## Begin
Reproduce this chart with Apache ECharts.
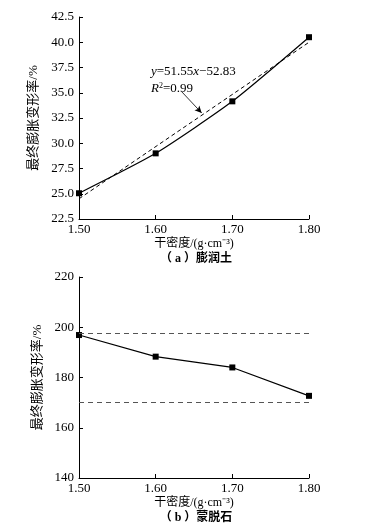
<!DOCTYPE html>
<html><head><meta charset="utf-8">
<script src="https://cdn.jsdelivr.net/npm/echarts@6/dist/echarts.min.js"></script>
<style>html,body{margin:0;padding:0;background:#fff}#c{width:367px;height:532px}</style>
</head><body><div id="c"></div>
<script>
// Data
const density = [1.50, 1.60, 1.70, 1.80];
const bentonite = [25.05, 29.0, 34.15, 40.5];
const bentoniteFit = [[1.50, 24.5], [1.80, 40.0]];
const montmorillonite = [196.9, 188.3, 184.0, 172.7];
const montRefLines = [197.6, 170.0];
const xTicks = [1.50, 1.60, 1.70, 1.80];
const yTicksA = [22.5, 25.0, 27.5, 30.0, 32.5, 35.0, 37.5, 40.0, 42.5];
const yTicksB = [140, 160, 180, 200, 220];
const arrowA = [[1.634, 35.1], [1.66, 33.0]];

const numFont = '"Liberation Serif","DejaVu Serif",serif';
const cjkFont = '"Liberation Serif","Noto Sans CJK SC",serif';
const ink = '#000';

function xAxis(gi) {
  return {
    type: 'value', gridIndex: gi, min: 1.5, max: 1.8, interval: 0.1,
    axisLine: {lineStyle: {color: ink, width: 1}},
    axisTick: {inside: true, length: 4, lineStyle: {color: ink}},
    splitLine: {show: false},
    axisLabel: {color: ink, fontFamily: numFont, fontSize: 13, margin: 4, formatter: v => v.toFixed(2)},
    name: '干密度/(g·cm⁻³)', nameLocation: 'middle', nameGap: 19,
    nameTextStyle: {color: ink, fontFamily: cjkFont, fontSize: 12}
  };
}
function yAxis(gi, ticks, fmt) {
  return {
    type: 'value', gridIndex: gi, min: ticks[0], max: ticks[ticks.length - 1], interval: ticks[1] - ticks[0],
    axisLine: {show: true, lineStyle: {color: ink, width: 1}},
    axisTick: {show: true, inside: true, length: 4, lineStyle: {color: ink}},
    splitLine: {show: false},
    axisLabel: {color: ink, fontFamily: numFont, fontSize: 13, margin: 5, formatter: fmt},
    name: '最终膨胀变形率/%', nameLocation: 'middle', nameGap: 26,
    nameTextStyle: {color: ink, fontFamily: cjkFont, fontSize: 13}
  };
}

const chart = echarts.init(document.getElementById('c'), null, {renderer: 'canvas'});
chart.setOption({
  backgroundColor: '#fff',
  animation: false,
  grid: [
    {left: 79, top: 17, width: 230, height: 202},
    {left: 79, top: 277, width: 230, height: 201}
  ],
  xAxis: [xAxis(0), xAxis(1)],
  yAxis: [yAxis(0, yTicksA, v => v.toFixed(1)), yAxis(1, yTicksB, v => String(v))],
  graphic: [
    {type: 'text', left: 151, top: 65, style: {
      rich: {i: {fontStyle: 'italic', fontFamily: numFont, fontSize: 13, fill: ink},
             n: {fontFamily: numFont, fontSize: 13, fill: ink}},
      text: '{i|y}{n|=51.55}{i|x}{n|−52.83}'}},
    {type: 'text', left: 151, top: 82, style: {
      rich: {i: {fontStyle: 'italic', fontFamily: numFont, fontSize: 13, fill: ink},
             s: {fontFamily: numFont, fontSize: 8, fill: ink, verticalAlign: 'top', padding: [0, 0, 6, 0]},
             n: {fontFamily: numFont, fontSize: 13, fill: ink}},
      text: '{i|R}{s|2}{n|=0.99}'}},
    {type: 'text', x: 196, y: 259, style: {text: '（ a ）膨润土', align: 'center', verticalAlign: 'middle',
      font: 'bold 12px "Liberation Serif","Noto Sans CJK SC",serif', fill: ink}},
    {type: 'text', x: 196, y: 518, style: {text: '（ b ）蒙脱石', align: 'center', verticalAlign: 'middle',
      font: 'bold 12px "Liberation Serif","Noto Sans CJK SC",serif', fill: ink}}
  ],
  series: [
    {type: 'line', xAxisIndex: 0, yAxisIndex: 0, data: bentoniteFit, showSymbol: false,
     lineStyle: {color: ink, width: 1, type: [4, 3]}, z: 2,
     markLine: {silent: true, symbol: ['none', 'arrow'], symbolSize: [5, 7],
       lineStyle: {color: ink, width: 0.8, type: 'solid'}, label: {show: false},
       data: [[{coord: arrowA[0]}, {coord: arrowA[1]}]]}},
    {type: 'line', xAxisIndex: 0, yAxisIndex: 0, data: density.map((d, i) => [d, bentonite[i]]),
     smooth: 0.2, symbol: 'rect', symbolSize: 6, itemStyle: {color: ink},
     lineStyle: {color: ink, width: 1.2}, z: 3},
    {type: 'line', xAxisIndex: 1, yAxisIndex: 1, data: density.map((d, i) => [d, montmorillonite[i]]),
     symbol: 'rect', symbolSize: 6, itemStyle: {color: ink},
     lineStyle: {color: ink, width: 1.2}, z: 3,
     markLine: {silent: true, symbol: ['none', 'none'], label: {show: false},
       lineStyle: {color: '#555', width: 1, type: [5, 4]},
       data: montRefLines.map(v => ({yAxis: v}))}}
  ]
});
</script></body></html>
## End
## Begin
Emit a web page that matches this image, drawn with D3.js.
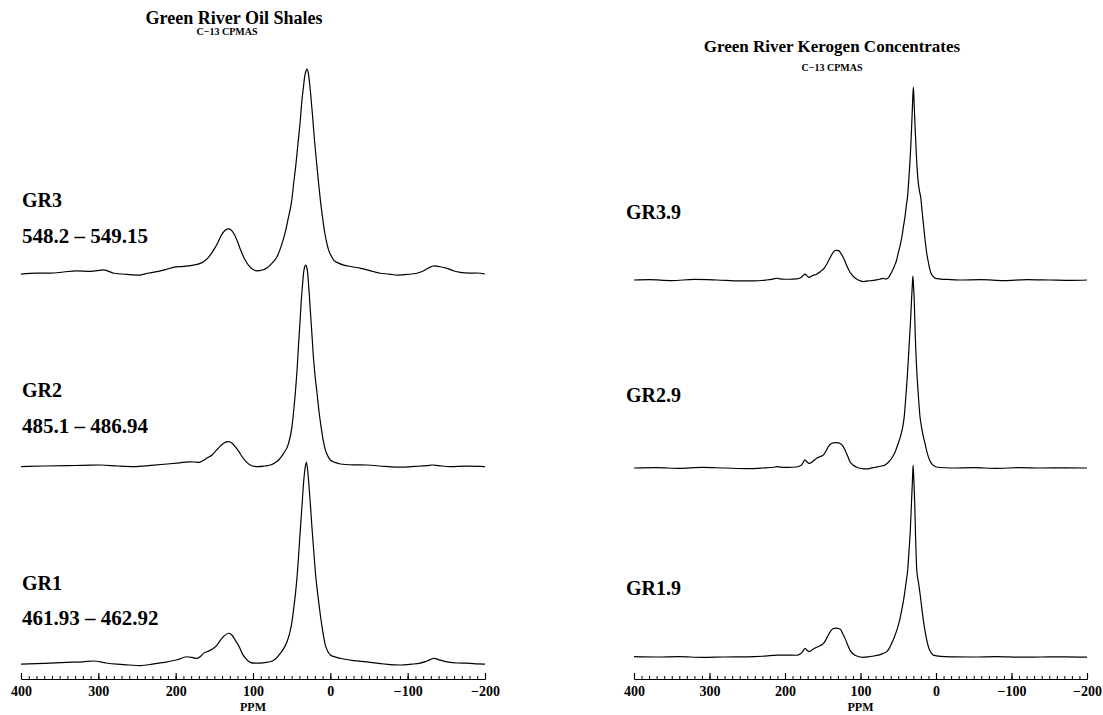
## End
## Begin
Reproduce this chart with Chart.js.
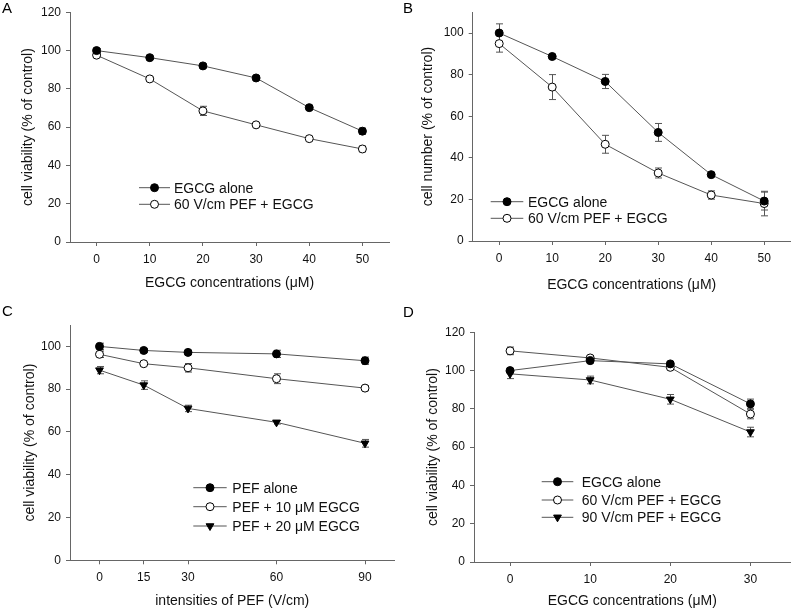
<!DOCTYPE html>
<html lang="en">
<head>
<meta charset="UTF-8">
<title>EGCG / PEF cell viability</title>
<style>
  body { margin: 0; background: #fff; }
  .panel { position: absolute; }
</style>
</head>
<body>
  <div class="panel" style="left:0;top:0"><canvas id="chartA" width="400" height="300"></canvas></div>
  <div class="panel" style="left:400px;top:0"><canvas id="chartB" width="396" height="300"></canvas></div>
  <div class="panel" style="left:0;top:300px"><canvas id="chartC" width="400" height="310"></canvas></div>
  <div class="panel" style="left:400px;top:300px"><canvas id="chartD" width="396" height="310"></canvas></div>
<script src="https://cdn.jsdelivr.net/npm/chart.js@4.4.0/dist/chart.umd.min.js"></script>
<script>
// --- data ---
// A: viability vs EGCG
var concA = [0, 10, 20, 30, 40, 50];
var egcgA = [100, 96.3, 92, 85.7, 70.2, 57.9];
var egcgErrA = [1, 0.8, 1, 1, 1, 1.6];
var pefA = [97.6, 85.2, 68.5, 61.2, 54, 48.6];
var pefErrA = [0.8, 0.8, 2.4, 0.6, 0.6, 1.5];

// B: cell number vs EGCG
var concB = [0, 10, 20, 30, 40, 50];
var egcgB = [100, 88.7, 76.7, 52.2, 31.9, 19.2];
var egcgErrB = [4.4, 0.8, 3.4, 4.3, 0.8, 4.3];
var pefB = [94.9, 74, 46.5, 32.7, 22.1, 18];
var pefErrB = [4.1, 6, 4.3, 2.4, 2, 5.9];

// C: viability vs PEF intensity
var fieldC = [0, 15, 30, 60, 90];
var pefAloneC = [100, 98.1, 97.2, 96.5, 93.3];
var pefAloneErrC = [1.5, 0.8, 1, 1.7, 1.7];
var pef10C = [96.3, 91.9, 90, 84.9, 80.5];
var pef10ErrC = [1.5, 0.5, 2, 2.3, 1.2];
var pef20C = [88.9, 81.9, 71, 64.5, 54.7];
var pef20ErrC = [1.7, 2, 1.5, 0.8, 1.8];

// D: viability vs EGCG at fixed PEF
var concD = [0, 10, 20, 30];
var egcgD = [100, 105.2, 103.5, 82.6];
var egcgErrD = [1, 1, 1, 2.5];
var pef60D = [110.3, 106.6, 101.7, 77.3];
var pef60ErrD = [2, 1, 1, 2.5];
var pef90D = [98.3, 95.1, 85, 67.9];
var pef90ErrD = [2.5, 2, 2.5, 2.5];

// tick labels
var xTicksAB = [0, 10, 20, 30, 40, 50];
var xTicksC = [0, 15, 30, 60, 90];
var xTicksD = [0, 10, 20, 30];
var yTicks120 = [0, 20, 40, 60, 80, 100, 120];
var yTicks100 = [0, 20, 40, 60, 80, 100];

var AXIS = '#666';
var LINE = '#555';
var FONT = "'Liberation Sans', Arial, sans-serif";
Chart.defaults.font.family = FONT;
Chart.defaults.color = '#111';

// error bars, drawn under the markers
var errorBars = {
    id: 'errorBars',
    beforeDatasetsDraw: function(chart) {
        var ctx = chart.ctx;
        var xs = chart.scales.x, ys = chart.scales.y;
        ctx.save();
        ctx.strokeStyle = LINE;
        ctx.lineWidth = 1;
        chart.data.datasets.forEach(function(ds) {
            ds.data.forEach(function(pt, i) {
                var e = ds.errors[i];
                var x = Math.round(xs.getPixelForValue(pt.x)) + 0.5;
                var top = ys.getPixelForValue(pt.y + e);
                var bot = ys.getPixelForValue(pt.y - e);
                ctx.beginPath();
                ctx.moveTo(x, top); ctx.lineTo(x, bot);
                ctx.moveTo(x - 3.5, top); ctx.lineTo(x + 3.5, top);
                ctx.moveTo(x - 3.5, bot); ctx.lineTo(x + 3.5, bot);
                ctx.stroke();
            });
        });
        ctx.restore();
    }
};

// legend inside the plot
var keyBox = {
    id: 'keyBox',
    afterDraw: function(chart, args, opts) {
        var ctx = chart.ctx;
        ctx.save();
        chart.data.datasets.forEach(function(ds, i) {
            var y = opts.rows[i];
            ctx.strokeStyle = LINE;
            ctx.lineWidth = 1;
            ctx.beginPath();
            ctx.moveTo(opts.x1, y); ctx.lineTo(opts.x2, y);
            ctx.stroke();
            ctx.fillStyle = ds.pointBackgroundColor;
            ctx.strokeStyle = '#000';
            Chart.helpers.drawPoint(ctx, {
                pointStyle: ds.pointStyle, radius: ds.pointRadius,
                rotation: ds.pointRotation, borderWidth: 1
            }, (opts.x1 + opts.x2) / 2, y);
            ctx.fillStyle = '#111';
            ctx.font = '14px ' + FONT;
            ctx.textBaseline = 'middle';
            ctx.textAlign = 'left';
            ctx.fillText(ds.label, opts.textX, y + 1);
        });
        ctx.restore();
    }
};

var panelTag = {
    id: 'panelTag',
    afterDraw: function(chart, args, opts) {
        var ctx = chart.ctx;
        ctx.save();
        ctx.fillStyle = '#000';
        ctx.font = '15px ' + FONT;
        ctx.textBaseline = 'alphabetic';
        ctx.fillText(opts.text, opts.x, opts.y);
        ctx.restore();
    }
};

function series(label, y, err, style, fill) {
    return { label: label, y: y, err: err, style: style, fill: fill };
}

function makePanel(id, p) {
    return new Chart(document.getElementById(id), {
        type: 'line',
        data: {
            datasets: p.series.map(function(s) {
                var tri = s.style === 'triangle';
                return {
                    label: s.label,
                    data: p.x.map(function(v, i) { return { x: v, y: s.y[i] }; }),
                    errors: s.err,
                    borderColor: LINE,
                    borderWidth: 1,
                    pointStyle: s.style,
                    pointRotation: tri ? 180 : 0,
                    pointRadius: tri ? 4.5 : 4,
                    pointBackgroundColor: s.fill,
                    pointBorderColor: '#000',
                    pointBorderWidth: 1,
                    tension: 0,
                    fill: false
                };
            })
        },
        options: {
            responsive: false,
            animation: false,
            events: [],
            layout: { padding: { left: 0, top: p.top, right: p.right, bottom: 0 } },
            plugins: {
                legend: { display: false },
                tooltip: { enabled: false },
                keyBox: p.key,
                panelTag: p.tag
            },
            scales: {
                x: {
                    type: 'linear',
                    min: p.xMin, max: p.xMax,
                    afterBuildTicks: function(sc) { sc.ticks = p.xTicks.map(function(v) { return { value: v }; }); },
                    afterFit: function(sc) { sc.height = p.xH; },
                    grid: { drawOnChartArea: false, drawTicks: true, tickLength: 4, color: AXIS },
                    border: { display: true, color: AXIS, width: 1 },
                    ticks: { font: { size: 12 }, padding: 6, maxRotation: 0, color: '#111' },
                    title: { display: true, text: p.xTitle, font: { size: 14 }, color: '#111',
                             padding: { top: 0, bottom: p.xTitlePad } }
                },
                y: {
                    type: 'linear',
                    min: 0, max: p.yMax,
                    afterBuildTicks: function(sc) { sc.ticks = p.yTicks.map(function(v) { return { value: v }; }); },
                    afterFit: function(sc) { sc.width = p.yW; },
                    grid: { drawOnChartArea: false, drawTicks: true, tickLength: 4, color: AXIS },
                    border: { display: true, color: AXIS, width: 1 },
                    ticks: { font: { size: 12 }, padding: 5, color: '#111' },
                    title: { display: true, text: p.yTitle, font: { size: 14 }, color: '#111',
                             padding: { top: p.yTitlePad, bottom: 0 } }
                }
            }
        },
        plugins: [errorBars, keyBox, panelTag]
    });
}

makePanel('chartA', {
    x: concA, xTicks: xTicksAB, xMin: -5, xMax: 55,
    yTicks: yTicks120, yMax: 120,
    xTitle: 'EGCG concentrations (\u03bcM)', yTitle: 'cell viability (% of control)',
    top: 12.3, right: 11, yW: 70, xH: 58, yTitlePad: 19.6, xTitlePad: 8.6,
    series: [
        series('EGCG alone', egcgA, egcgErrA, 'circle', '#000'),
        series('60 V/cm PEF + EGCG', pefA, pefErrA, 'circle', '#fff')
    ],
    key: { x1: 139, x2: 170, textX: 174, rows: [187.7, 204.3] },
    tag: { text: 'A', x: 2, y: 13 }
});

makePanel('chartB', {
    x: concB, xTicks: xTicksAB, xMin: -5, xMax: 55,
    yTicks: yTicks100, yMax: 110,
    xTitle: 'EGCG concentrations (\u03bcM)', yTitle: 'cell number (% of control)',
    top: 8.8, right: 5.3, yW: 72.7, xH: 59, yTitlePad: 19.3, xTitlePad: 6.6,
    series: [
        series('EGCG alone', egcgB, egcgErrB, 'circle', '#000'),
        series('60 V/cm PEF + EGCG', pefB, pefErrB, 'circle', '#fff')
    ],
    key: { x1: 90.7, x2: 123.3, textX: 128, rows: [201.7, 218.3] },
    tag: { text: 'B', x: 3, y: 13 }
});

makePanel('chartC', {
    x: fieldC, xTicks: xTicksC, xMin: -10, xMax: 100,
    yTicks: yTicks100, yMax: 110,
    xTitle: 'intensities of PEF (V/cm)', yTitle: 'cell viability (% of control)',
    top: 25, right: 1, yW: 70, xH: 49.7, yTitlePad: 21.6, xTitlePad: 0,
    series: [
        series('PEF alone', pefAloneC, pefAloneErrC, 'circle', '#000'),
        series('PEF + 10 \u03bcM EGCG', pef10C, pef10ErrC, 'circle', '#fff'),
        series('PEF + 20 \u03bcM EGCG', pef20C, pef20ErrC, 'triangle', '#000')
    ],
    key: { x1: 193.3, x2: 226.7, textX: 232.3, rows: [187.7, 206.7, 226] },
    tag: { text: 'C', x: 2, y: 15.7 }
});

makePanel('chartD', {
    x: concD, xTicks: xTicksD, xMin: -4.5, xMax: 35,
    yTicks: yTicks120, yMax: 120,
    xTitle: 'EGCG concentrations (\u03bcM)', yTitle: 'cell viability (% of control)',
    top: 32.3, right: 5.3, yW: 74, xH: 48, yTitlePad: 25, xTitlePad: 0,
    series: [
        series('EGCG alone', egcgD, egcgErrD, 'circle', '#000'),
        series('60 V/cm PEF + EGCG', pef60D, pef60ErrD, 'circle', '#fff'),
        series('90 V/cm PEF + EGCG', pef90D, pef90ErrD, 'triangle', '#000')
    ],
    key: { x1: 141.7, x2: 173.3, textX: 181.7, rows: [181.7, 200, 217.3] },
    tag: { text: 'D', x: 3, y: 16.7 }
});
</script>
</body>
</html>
## End
→ **Required work**
Pictures in the material above should be skipped; print exactly the lines from the one with "Reproduce this chart with Apache ECharts." through the one with "const arrowA = [[1.634, 35.1], [1.66, 33.0]];".

→ **Exercise response**
Reproduce this chart with Apache ECharts.
<!DOCTYPE html>
<html><head><meta charset="utf-8">
<script src="https://cdn.jsdelivr.net/npm/echarts@6/dist/echarts.min.js"></script>
<style>html,body{margin:0;padding:0;background:#fff}#c{width:367px;height:532px}</style>
</head><body><div id="c"></div>
<script>
// Data
const density = [1.50, 1.60, 1.70, 1.80];
const bentonite = [25.05, 29.0, 34.15, 40.5];
const bentoniteFit = [[1.50, 24.5], [1.80, 40.0]];
const montmorillonite = [196.9, 188.3, 184.0, 172.7];
const montRefLines = [197.6, 170.0];
const xTicks = [1.50, 1.60, 1.70, 1.80];
const yTicksA = [22.5, 25.0, 27.5, 30.0, 32.5, 35.0, 37.5, 40.0, 42.5];
const yTicksB = [140, 160, 180, 200, 220];
const arrowA = [[1.634, 35.1], [1.66, 33.0]];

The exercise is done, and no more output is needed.